Creation is just the beginning
Is there any evidence for creation? Yes! Design provides powerful evidence, and Creation magazine regularly features examples of amazing design. The astonishing behaviour of the decoy spider (pp. 12–14) is one such evidence, as is the existence of complex biochemical pathways like those in the Bird of Paradise flower (pp. 28–29). However, the idea that the natural world is designed raises many objections.
Astrophysicist Neil deGrasse Tyson is one who has challenged the idea of design. In a YouTube video entitled “Does the universe have a purpose?” he asks whether the purpose of the universe was to produce humans. If that was the purpose, Tyson says, then the cosmos has been embarrassingly inefficient because for 99.9999% of its history there have been no humans. His problem is that he is using evolution and its long-age system to try to understand creation. He needs to use the creation account as set out in the Bible.

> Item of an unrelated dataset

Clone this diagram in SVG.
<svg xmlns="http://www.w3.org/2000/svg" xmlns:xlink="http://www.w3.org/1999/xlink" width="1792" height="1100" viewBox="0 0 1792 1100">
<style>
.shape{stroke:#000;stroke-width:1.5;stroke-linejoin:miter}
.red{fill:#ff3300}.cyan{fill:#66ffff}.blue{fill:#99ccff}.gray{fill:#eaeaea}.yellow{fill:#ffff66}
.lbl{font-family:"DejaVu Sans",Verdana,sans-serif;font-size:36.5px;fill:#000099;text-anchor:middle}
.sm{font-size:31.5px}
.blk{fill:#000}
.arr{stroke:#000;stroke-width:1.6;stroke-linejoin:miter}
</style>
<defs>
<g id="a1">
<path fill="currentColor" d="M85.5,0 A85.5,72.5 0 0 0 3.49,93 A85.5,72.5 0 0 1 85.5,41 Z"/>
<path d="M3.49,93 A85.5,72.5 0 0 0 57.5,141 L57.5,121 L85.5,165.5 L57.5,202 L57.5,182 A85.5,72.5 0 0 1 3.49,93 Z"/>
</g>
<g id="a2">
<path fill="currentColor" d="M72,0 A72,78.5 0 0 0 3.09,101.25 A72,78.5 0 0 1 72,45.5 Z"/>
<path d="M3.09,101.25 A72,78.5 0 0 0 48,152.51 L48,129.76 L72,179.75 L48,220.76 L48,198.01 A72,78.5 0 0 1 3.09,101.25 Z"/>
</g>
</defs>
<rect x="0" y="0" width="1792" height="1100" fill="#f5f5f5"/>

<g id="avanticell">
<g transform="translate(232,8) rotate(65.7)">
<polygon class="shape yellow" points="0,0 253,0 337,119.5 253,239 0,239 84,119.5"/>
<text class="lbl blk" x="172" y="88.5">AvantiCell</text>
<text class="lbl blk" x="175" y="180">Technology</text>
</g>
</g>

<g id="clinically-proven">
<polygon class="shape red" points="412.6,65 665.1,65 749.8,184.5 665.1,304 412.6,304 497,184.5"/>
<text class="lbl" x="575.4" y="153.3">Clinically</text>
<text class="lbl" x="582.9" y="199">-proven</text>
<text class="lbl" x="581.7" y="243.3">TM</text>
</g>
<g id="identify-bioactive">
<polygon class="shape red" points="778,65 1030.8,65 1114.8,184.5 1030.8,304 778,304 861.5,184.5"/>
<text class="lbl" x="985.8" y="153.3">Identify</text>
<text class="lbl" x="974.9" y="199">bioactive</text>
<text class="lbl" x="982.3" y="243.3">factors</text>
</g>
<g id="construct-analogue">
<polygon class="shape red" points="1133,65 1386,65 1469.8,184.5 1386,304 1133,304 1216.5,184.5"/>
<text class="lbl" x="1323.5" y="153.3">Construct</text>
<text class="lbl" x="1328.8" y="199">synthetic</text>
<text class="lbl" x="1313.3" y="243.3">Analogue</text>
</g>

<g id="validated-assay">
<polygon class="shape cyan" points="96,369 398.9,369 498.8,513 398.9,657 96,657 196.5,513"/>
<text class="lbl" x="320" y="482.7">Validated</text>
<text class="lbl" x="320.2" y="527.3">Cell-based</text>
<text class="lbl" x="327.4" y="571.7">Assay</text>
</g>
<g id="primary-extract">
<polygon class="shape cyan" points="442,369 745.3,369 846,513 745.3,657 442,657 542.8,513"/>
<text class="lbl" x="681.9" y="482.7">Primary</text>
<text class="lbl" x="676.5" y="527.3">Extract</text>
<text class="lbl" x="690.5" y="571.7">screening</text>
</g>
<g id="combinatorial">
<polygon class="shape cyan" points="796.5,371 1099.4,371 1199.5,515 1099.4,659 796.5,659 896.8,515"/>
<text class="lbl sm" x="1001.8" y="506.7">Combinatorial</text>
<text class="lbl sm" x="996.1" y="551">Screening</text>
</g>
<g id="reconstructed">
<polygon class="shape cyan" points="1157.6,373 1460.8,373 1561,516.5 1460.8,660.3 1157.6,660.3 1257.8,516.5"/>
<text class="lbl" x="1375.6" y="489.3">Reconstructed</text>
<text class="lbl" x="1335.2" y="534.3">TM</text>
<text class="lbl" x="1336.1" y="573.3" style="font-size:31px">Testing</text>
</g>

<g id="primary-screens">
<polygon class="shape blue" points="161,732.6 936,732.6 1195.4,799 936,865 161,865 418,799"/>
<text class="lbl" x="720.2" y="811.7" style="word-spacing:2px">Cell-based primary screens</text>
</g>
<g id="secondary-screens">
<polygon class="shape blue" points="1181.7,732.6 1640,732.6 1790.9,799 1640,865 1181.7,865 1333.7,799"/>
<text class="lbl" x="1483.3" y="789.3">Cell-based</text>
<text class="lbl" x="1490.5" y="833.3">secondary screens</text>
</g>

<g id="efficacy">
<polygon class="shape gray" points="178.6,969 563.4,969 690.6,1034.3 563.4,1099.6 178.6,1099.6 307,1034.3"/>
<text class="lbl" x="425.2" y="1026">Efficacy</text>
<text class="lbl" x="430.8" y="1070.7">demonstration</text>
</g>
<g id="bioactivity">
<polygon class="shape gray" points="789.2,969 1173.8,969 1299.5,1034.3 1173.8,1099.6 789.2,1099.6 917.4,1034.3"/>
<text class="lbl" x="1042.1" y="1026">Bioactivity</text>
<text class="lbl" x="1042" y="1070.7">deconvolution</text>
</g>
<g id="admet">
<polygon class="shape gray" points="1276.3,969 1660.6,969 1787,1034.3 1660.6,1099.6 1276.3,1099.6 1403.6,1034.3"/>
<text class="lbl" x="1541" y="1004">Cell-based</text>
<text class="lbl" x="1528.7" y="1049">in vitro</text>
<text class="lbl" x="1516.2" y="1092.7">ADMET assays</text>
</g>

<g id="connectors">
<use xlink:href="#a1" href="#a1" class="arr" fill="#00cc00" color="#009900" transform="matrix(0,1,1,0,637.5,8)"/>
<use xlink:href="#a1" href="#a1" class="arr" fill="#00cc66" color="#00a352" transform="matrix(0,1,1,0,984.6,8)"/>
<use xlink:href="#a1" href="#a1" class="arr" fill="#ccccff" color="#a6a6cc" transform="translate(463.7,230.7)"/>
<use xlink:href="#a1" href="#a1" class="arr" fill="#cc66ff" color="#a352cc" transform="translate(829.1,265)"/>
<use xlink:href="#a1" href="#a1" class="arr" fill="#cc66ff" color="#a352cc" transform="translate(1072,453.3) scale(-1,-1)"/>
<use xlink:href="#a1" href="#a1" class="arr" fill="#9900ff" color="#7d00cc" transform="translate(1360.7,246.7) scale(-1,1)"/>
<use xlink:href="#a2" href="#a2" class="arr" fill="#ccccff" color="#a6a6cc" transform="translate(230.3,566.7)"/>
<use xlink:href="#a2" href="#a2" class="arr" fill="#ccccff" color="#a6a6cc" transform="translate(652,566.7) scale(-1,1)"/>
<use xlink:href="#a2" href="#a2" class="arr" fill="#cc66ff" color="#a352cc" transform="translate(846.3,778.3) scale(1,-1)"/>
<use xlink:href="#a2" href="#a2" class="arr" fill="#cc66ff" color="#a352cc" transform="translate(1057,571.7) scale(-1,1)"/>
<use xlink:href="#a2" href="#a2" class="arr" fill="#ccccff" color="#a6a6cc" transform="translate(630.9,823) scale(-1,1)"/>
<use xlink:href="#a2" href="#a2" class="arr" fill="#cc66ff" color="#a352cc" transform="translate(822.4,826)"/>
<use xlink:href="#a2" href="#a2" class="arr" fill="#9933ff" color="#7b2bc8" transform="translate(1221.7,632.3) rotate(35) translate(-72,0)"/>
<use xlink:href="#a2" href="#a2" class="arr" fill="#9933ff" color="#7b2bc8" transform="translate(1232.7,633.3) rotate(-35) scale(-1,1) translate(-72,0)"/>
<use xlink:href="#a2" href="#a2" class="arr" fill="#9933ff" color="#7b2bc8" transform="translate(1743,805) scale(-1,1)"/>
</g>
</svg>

According to the Bible, this universe was created for humans, as we showed last issue.1 The first man and woman were present from the very beginning, from Day 6. We want children to understand this story too (pp. 38–41).
One big issue for the creation account, as Tyson highlighted, is the age of things. Creation magazine regularly provides evidence supporting the biblical age, such as the article about ‘pristine’ Saturn (p. 56) and the interview with Old Testament scholar Dr Rick Freeman (pp. 24–27).
Related to the age of the earth is the issue of geology. How can we accept the biblical age when geological features are supposedly hundreds of millions of years old? Again, the problem is that we are trying to fit creation into the evolutionary story. The global watery catastrophe of Noah’s Flood explains geology within the biblical timeframe. That’s why we give you evidence for the reality of Noah’s Flood, such as the articles about natural bridges (pp. 42–45) and the fossil record (pp. 20–23).
Tyson raised another serious argument against design. If the universe was designed for humans, then why is there death, mayhem and destruction—things like volcanoes, tsunamis, storms, and killer asteroids? Once again, Tyson’s problem is that he is using the wrong history.
The Bible describes the original creation, and God rated it as “very good” (Genesis 1:31). It was the rebellion of the first human couple that brought suffering, disease, and death. In fact, the world was placed under a curse at that time. So, death, mayhem, and destruction do not negate the original goodness of the creation. Rather they reveal our (and the creation’s) need for restoration.
While design provides powerful and compelling evidence for creation, we cannot make sense of the world by acknowledging design alone. We need a framework to investigate the different scientific disciplines: astronomy, geology, biology, archaeology, and so on. That is what the Bible provides. Its historical framework begins with creation, but subsequent events have impacted our world significantly: the Fall, the Flood, the Tower of Babel, and the coming of Christ.
Understanding the effects of these events gives powerful insights into our world. Six-day creation is vital, but it is just the beginning. When we see the world through the ‘lens’ of the Bible’s history, the pieces of the puzzle come together as never before.